Records:
*-*-*

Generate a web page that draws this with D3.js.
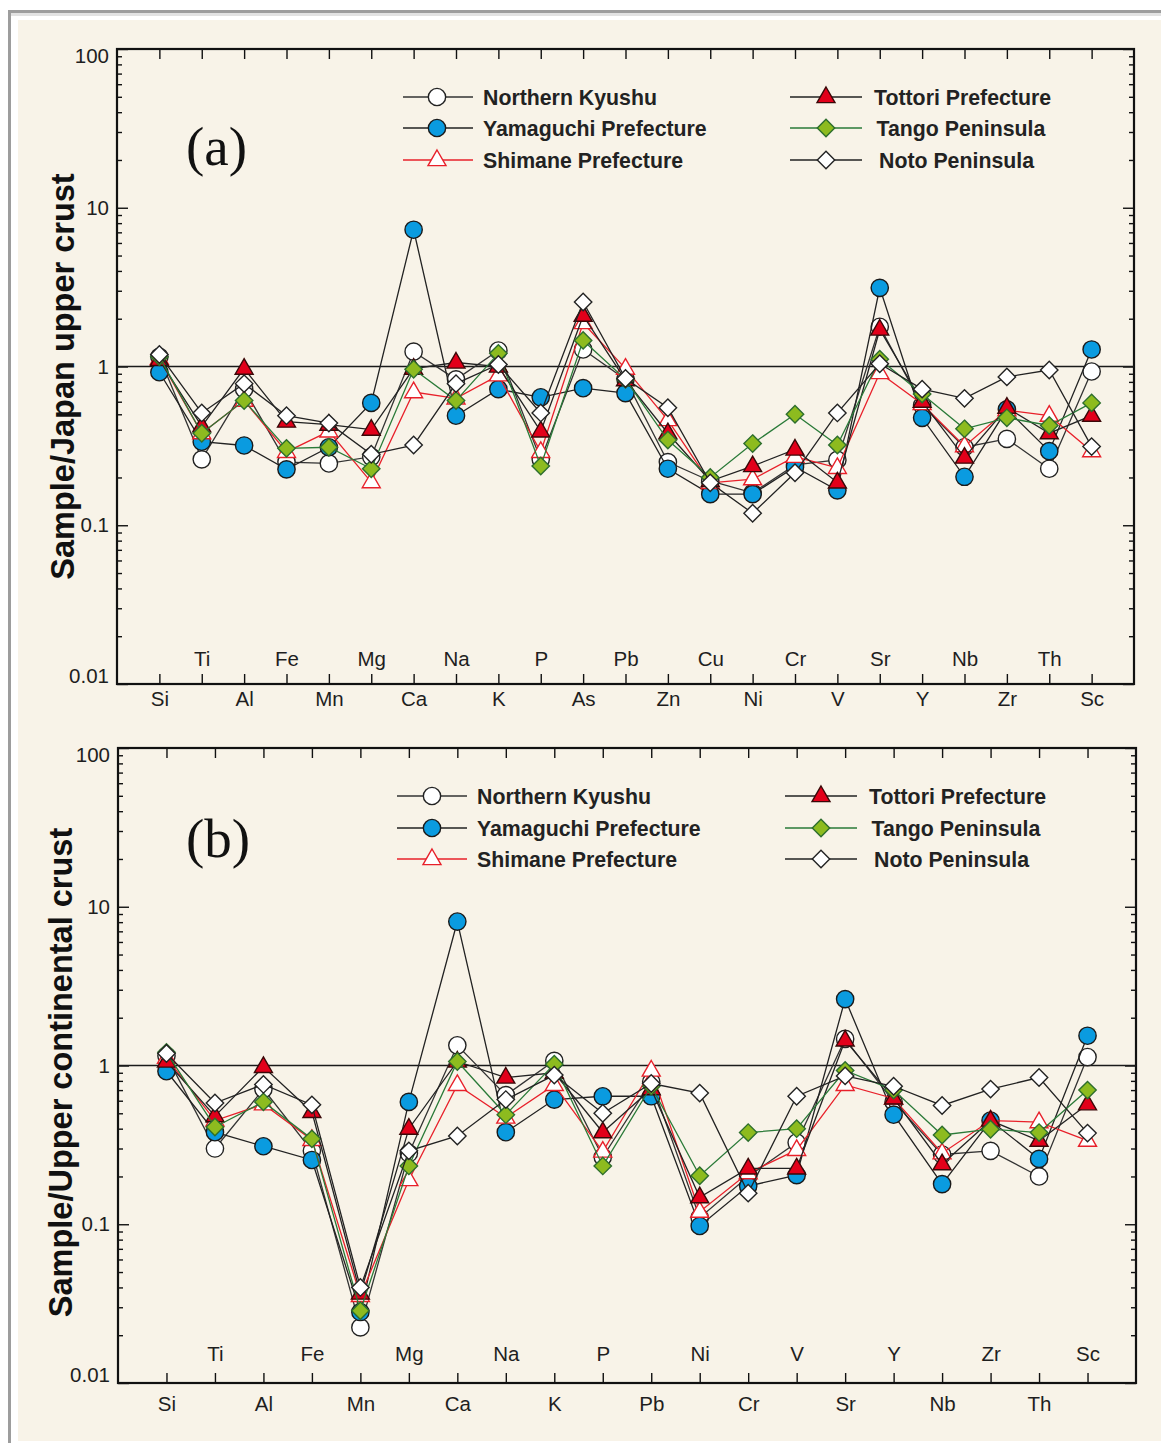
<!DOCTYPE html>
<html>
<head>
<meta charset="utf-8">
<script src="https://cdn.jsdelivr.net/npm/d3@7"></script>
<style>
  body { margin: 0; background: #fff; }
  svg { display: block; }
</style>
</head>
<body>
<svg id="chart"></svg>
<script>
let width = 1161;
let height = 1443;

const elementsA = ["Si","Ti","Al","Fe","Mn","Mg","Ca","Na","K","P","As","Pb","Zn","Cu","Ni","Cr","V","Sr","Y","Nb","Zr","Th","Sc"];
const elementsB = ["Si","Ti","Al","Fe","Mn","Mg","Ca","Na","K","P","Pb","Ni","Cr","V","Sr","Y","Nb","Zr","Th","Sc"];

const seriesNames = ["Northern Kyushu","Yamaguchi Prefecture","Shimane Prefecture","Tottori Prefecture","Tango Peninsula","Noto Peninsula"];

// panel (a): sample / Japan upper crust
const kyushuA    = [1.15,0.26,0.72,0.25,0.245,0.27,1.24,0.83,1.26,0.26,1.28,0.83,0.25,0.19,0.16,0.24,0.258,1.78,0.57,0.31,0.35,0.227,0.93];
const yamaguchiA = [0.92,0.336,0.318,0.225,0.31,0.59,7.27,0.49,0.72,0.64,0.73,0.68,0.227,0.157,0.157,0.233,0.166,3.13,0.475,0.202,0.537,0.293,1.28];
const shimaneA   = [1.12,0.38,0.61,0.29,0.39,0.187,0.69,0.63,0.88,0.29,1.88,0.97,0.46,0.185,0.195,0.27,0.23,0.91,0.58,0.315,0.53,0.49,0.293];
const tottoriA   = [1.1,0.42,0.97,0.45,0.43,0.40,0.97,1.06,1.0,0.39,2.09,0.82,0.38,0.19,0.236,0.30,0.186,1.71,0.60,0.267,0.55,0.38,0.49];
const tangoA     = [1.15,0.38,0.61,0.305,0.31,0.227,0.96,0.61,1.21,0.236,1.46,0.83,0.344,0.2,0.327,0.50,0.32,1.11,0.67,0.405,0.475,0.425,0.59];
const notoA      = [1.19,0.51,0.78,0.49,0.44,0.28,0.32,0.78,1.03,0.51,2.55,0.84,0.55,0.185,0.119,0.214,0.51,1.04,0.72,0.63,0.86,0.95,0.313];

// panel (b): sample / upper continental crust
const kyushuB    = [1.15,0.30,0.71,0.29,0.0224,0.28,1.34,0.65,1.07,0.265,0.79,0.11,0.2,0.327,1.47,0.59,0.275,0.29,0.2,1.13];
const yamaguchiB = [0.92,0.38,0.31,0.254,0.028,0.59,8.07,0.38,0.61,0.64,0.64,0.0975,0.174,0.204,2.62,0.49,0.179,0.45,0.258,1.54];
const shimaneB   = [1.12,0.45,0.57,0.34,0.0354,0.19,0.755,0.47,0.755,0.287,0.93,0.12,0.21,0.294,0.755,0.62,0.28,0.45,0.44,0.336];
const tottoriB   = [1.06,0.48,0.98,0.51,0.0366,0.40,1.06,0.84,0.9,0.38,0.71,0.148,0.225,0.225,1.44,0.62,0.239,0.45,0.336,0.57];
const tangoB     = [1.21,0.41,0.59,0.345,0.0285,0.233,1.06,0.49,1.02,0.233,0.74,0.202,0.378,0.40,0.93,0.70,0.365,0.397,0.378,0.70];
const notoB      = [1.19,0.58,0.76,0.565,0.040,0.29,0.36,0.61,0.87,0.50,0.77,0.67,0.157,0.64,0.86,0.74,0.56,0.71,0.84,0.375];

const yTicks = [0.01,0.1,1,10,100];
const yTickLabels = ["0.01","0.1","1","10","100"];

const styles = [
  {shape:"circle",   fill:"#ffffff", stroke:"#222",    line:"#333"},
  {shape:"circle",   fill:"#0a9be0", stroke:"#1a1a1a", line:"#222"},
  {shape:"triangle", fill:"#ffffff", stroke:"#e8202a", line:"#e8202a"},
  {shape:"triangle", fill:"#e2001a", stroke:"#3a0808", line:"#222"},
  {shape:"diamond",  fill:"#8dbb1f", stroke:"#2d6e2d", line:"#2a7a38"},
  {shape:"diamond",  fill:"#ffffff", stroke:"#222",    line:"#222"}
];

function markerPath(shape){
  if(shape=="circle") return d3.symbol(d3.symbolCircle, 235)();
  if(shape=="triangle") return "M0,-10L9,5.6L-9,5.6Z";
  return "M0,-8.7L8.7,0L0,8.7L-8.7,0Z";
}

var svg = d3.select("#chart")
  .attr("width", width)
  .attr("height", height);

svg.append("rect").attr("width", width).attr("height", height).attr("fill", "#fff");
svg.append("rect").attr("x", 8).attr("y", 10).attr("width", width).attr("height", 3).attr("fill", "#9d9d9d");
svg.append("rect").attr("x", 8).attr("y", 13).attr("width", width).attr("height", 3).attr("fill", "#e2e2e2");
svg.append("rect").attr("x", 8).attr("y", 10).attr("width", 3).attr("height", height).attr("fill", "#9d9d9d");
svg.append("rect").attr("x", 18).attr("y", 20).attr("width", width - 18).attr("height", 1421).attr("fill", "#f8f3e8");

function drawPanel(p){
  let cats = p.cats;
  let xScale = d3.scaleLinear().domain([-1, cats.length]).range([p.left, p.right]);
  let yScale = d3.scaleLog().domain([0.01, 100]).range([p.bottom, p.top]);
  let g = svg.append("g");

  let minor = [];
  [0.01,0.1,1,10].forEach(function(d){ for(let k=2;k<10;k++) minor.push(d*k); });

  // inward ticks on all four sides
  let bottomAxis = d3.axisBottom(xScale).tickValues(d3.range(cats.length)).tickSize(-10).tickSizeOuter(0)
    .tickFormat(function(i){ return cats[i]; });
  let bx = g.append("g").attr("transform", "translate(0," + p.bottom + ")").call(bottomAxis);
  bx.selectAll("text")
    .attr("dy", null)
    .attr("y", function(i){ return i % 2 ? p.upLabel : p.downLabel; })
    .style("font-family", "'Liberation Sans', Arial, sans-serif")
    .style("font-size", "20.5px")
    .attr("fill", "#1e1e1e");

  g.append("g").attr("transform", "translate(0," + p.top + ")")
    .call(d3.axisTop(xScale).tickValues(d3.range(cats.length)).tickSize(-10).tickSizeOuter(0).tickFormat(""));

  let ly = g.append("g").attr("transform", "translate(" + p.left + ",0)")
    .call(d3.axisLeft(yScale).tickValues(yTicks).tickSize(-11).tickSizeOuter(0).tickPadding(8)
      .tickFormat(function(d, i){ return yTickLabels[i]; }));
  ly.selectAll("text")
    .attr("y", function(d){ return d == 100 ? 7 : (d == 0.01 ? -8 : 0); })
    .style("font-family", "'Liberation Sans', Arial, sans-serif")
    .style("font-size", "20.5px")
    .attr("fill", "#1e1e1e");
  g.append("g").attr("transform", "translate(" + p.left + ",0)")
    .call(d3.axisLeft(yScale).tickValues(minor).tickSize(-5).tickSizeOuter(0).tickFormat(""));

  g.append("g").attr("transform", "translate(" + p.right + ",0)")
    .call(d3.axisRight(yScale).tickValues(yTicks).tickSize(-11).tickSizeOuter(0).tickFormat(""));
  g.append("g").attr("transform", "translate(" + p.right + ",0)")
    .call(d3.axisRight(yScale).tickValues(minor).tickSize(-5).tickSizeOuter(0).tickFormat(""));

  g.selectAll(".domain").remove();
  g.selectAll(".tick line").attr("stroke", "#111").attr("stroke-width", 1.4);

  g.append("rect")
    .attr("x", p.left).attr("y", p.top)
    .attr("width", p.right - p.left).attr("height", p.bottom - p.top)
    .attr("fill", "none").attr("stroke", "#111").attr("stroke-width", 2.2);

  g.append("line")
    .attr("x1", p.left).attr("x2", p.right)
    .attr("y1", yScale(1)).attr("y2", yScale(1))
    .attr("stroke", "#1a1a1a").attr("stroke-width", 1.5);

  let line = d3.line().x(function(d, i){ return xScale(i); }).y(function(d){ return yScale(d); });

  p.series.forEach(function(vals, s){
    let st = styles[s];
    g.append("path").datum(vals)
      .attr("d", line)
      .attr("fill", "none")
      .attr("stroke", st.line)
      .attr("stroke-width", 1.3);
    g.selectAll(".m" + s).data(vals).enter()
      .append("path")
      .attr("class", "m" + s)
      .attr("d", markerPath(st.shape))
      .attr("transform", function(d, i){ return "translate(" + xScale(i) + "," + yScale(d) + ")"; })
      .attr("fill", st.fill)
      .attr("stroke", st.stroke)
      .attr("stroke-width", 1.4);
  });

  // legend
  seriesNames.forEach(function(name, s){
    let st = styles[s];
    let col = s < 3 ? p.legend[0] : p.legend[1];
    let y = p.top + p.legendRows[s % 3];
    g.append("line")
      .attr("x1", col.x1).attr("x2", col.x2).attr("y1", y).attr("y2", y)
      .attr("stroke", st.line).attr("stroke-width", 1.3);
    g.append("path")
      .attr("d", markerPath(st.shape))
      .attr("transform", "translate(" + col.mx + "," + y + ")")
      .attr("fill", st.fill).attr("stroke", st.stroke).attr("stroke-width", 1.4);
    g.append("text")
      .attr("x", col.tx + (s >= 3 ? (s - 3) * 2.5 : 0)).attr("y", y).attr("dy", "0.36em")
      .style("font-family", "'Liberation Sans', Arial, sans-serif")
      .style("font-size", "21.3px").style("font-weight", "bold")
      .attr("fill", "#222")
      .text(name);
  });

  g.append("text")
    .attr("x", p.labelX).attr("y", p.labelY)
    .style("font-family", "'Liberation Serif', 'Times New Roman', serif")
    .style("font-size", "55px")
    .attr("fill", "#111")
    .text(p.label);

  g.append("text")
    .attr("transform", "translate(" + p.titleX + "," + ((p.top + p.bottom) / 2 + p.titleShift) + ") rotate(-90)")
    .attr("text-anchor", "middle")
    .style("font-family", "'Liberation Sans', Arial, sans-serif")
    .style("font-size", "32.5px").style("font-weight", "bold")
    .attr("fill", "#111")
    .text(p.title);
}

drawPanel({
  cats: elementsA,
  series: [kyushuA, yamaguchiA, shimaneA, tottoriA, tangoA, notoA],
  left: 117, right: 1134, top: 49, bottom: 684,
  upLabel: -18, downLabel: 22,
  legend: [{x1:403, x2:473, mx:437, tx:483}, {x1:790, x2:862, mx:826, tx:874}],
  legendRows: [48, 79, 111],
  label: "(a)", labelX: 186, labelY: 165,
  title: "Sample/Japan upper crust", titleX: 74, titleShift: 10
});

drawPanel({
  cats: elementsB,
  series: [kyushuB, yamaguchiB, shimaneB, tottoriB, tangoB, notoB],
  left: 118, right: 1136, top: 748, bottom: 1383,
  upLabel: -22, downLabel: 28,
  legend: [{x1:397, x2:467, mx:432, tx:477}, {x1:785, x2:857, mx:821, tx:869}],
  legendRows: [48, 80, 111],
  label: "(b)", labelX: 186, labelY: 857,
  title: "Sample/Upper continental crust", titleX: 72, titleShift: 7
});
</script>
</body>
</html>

*-*-*

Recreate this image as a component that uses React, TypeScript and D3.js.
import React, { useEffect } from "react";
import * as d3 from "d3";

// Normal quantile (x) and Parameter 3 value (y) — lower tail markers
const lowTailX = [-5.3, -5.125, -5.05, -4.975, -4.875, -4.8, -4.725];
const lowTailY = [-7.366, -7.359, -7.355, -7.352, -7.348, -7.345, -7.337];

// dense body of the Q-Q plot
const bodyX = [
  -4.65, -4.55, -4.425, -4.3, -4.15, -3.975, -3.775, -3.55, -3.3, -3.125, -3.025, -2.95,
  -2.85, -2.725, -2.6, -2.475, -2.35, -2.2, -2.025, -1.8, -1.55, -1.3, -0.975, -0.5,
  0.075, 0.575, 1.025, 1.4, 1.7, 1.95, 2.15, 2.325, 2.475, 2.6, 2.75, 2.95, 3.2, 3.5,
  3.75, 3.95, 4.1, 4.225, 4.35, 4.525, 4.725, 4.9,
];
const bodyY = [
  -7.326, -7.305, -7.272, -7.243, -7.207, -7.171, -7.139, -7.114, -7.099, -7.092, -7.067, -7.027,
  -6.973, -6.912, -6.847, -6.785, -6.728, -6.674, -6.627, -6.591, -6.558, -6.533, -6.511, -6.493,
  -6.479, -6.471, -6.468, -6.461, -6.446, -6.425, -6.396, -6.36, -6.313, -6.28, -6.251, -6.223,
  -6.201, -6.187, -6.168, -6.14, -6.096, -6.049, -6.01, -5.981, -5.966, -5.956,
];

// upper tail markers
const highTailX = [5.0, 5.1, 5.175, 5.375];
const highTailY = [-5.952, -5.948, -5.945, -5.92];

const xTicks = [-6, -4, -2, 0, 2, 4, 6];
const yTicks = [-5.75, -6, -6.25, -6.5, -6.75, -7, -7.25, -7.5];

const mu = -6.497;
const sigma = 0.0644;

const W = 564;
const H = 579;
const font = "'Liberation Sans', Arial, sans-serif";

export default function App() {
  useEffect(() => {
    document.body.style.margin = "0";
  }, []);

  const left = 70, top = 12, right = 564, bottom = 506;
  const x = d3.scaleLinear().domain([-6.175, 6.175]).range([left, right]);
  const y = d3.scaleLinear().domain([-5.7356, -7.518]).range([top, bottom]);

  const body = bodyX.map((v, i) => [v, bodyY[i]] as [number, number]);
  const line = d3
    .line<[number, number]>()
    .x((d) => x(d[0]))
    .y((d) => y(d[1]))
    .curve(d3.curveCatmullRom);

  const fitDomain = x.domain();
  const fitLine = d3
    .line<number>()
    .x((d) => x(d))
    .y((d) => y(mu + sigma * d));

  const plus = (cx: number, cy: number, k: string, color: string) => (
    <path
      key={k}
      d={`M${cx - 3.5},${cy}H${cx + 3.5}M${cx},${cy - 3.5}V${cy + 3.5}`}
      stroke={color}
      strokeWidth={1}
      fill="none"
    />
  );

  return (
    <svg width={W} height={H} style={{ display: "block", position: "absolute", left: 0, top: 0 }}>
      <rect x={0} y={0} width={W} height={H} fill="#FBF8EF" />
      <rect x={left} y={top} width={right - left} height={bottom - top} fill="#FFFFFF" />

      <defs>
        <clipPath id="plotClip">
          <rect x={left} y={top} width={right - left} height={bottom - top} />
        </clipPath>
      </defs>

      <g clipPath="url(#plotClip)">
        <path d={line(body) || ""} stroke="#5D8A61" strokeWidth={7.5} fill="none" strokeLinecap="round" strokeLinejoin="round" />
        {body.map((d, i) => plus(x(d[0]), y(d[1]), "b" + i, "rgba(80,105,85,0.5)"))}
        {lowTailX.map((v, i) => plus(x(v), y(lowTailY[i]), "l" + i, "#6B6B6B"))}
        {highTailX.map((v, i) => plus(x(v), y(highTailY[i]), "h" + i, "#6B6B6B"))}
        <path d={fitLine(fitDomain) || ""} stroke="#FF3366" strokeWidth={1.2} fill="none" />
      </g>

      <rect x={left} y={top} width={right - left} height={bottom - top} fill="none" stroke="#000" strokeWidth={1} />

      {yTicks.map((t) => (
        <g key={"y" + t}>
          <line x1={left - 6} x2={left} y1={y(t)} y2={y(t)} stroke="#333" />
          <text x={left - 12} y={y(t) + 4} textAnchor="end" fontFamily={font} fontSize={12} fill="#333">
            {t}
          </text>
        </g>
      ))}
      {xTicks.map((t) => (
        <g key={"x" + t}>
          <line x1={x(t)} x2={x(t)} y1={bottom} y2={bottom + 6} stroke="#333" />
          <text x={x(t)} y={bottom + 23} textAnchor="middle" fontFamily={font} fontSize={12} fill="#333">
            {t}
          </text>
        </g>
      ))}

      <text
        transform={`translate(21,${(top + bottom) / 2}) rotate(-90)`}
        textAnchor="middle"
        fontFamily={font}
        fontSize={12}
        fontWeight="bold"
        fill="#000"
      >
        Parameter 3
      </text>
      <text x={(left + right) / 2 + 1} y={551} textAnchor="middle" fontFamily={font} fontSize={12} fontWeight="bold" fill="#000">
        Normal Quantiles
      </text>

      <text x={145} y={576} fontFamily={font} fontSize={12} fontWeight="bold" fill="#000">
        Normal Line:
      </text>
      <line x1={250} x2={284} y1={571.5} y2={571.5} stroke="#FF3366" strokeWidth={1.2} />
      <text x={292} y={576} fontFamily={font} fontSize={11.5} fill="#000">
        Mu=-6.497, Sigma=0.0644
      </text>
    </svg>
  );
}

*-*-*

● EXERCISE DETAILS: Say how many lines of the listing above contain "that", with no other words.

● RESULT: 2